Barrick Gold Corporation today announced that it has reached agreement on the terms of a recommended share-for-share merger of Barrick and Randgold Resources. “The merger will create an industry-leading gold company with the greatest concentration of Tier One Gold Assets in the industry, led by a proven management team of owners. Superior operating metrics, including the highest Adjusted EBITDA margin and the lowest total cash cost position among Senior Gold Peers, will support sustainable investment in growth and shareholder returns.”
The merger is subject to approval by both sets of shareholders, regulatory approvals and other customary closing conditions. It is intended that the Merger will be implemented by means of a court-sanctioned scheme of arrangement of Randgold Resources Ltd and the Randgold Shareholders under Article 125 of the Companies (Jersey) Law 1991, with the entire issued and to be issued share capital of Randgold being acquired by Barrick. Under the terms of the merger, each Randgold Shareholder will receive 6.1280 New Barrick Shares for each Randgold Share. Following completion of the merger, Barrick Shareholders will own approximately 66.6% and Randgold Shareholders will own approximately 33.4% of the New Barrick Group on a fully-diluted basis.

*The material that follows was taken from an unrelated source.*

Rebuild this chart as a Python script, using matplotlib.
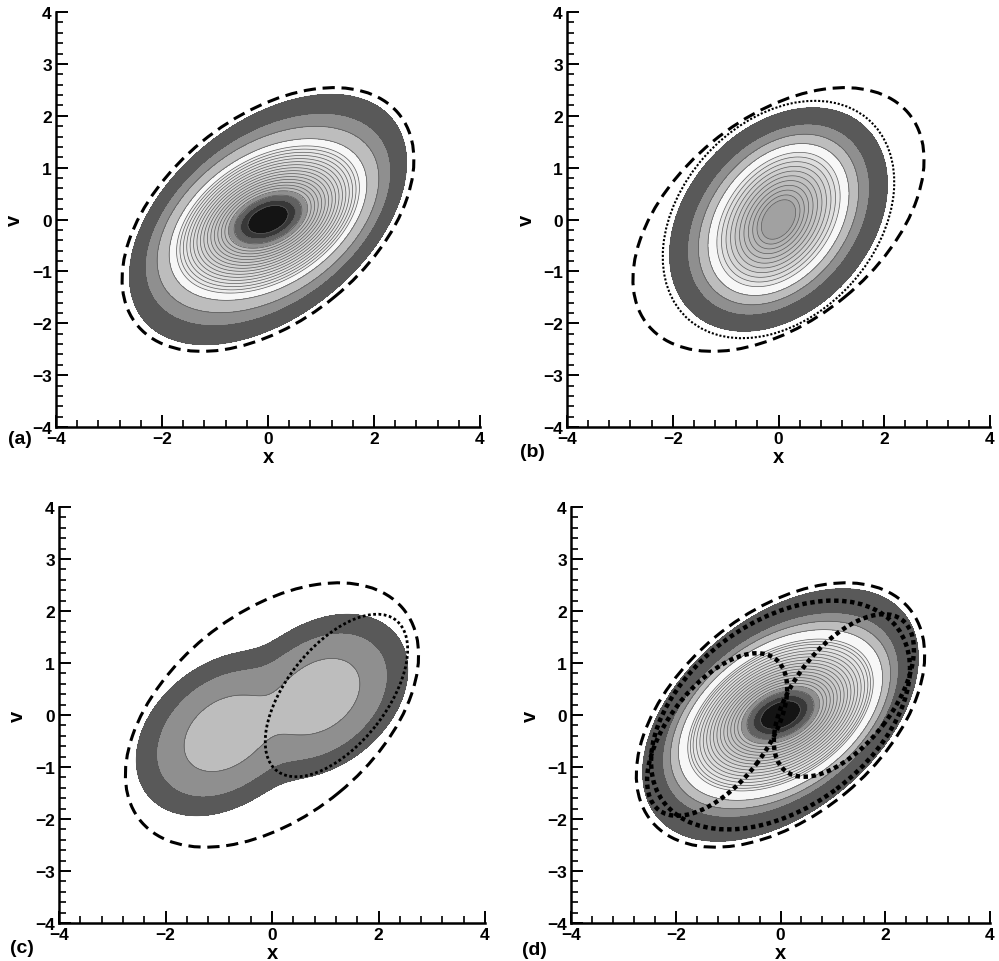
import numpy as np
import matplotlib
matplotlib.use("Agg")
import matplotlib.pyplot as plt
from matplotlib.patches import Ellipse
from matplotlib.ticker import MultipleLocator

plt.rcParams["font.family"] = ["Liberation Sans", "DejaVu Sans"]
plt.rcParams["font.weight"] = "bold"
plt.rcParams["axes.labelweight"] = "bold"

# ellipses as (centre x, centre v, semi-major, semi-minor, tilt in degrees)
dashed_ell = (0.0, 0.0, 3.20, 1.95, 40.0)
dotted_b = (0.0, 0.0, 2.57, 1.85, 49.0)
dotted_e1 = (1.21, 0.375, 1.83, 0.94, 52.7)
dotted_e2 = (-1.21, -0.375, 1.83, 0.94, 52.7)
dotted_d = (0.0, 0.0, 2.79, 1.78, 37.0)

# ring fields: outer boundary and core shape (semi-major, semi-minor, tilt)
outer_a = (3.04, 1.85, 40.0)
core_a = (3.00, 1.75, 22.0)
outer_b = (2.42, 1.74, 49.0)
core_b = (2.47, 1.60, 58.0)
outer_d = (3.06, 1.86, 40.0)
core_d = (3.00, 1.75, 22.0)

levels_a = [0.0, 0.135, 0.185, 0.23, 0.27, 0.295, 0.32, 0.345, 0.37,
            0.395, 0.42, 0.445, 0.47, 0.495, 0.52, 0.545, 0.57, 0.595,
            0.62, 0.645, 0.70, 0.79, 0.88, 1.0]
grays_a = [0.08, 0.22, 0.38, 0.56,
           0.74, 0.75, 0.77, 0.78, 0.79, 0.81, 0.82, 0.83, 0.85, 0.86,
           0.87, 0.89, 0.90, 0.91, 0.93,
           0.97, 0.74, 0.56, 0.35]

levels_b = [0.0, 0.17, 0.212, 0.254, 0.296, 0.338, 0.38, 0.422, 0.464,
            0.506, 0.548, 0.59, 0.67, 0.755, 0.85, 1.0]
grays_b = [0.63,
           0.68, 0.70, 0.72, 0.74, 0.76, 0.78, 0.81, 0.84, 0.87, 0.90,
           0.97, 0.74, 0.56, 0.35]

levels_d = [0.0, 0.135, 0.185, 0.23, 0.27, 0.295, 0.32, 0.345, 0.37, 0.395,
            0.42, 0.445, 0.47, 0.495, 0.52, 0.545, 0.57, 0.595, 0.62,
            0.64, 0.66, 0.73, 0.79, 0.85, 1.0]
grays_d = [0.08, 0.22, 0.38, 0.56,
           0.74, 0.75, 0.76, 0.77, 0.79, 0.80, 0.81, 0.82, 0.84, 0.85,
           0.86, 0.87, 0.89, 0.90, 0.91, 0.93,
           0.97, 0.74, 0.56, 0.35]

# two-lobe field of panel (c): lobe centre, lobe widths and tilt, -ln levels
lobe_centre = (0.88, 0.36)
lobe_sigma = (0.61, 0.435, 40.0)
levels_c = [-1.0, 1.0, 2.8, 4.7]
grays_c = [0.74, 0.56, 0.35]


def ell_q(x, v, a, b, ang):
    t = np.radians(ang)
    u = x * np.cos(t) + v * np.sin(t)
    w = -x * np.sin(t) + v * np.cos(t)
    return (u / a) ** 2 + (w / b) ** 2


def ring_field(x, v, outer, core):
    q_out = ell_q(x, v, *outer)
    q_core = ell_q(x, v, *core)
    w = np.clip(np.sqrt(q_out), 0.0, 1.0)
    return np.sqrt((1 - w) * q_core + w * q_out)


def lobe_field(x, v, centre, sig):
    cx, cv = centre
    total = np.zeros_like(x)
    for sgn in (1, -1):
        q = ell_q(x - sgn * cx, v - sgn * cv, *sig)
        total += np.exp(-q / 2)
    return -np.log(total)


def add_ellipse(ax, ell, **kw):
    cx, cv, a, b, ang = ell
    ax.add_patch(Ellipse((cx, cv), 2 * a, 2 * b, angle=ang, fill=False,
                         color="k", zorder=5, **kw))


def style_axes(ax):
    ax.set_xlim(-4, 4)
    ax.set_ylim(-4, 4)
    for side in ("top", "right"):
        ax.spines[side].set_visible(False)
    for side in ("left", "bottom"):
        ax.spines[side].set_linewidth(1.8)
    ax.xaxis.set_major_locator(MultipleLocator(2))
    ax.xaxis.set_minor_locator(MultipleLocator(0.4))
    ax.yaxis.set_major_locator(MultipleLocator(1))
    ax.yaxis.set_minor_locator(MultipleLocator(0.2))
    ax.tick_params(which="major", direction="in", length=8.5, width=1.4,
                   labelsize=12.5, pad=3, top=False, right=False)
    ax.tick_params(which="minor", direction="in", length=5, width=1.2,
                   top=False, right=False)
    ax.set_xlabel("x", fontsize=14.5)
    ax.set_ylabel("v", fontsize=14.5)
    ax.xaxis.set_label_coords(0.5, -0.072)
    ax.xaxis.label.set_va("center")
    ax.yaxis.set_label_coords(-0.097, 0.5)
    ax.yaxis.label.set_va("center")


def draw_field(ax, f, levels, grays):
    ax.contourf(X, V, f, levels=levels, colors=[str(g) for g in grays])
    ax.contour(X, V, f, levels=levels[1:], colors="0.35", linewidths=0.5)


grid = np.linspace(-4, 4, 700)
X, V = np.meshgrid(grid, grid)

W, H = 999, 962
fig = plt.figure(figsize=(W / 100, H / 100), dpi=100)


def px_axes(left, right, top, bottom):
    return fig.add_axes([left / W, 1 - bottom / H, (right - left) / W,
                         (bottom - top) / H])


ax_a = px_axes(56, 480, 13, 428)
ax_b = px_axes(567, 990, 13, 428)
ax_c = px_axes(59, 485, 508, 924)
ax_d = px_axes(571, 990, 508, 924)

dash_style = dict(lw=2.2, ls=(0, (4, 2.2)))

# (a)
draw_field(ax_a, ring_field(X, V, outer_a, core_a), levels_a, grays_a)
add_ellipse(ax_a, dashed_ell, **dash_style)

# (b)
draw_field(ax_b, ring_field(X, V, outer_b, core_b), levels_b, grays_b)
add_ellipse(ax_b, dotted_b, lw=1.5, ls=(0, (1, 0.9)))
add_ellipse(ax_b, dashed_ell, **dash_style)

# (c)
draw_field(ax_c, lobe_field(X, V, lobe_centre, lobe_sigma), levels_c, grays_c)
add_ellipse(ax_c, dotted_e1, lw=2.0, ls=(0, (1, 0.9)))
add_ellipse(ax_c, dashed_ell, **dash_style)

# (d)
draw_field(ax_d, ring_field(X, V, outer_d, core_d), levels_d, grays_d)
for ell in (dotted_d, dotted_e1, dotted_e2):
    add_ellipse(ax_d, ell, lw=3.2, ls=(0, (1, 0.8)))
add_ellipse(ax_d, dashed_ell, **dash_style)

for ax in (ax_a, ax_b, ax_c, ax_d):
    style_axes(ax)

panel_tags = ["(a)", "(b)", "(c)", "(d)"]
tag_pos = [(8, 439), (520, 453), (10, 949), (522, 951)]
for tag, (px, py) in zip(panel_tags, tag_pos):
    fig.text(px / W, 1 - py / H, tag, fontsize=14, ha="left", va="center")

fig.savefig("out.png", dpi=100)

Commenting on today’s announcement, John L. Thornton, Executive Chairman of Barrick, said: “The combination of Barrick and Randgold will create a new champion for value creation in the gold mining industry, bringing together the world’s largest collection of Tier One Gold Assets, with a proven management team that has consistently delivered among the best shareholder returns in the gold sector over the past decade. Our overriding measure of success will be the returns we generate and not the number of ounces we produce, balancing boldness and prudence to deliver consistent and growing returns to our fellow owners, a truly simple but radical and achievable concept. There are no premiums in the merger because we strongly believe in the opportunity to add significant value for our shareholders from the disciplined management of our combined asset base and a focus on truly profitable growth.”
Commenting on today’s announcement, Mark Bristow, Chief Executive Officer of Randgold, said: “Our industry has been criticised for its short-term focus, undisciplined growth and poor returns on invested capital. The merged company will be very different. Its goal will be to deliver sector leading returns, and in order to achieve this, we will need to take a very critical view of our asset base and how we run our business, and be prepared to make tough decisions. By employing a strategy similar to the one that proved very successful at Randgold, but on a larger scale, the New Barrick Group will leverage some of the world’s best mines and talent to create real value for all stakeholders.”
The Merger is expected to close by Q1 2019. Following completion of the merger:
- John L. Thornton, Executive Chairman of Barrick, will become Executive Chairman of the New Barrick Group.
- Mark Bristow, Chief Executive Officer of Randgold, will become President and Chief Executive Officer of the New Barrick Group.
- Graham Shuttleworth, Finance Director and Chief Financial Officer of Randgold, will become Senior Executive Vice President and Chief Financial Officer of the New Barrick Group.
- Kevin Thomson, Senior Executive Vice President, Strategic Matters of Barrick, will become Senior Executive Vice President, Strategic Matters of the New Barrick Group.
- Two-thirds of the directors of the Board of the New Barrick Group will be nominated by Barrick, and one-third will be nominated by Randgold.
Shares in the New Barrick Group issued to Randgold Shareholders will be admitted to trade on the New York Stock Exchange and the Toronto Stock Exchange, subject to the approval or acceptance of each exchange.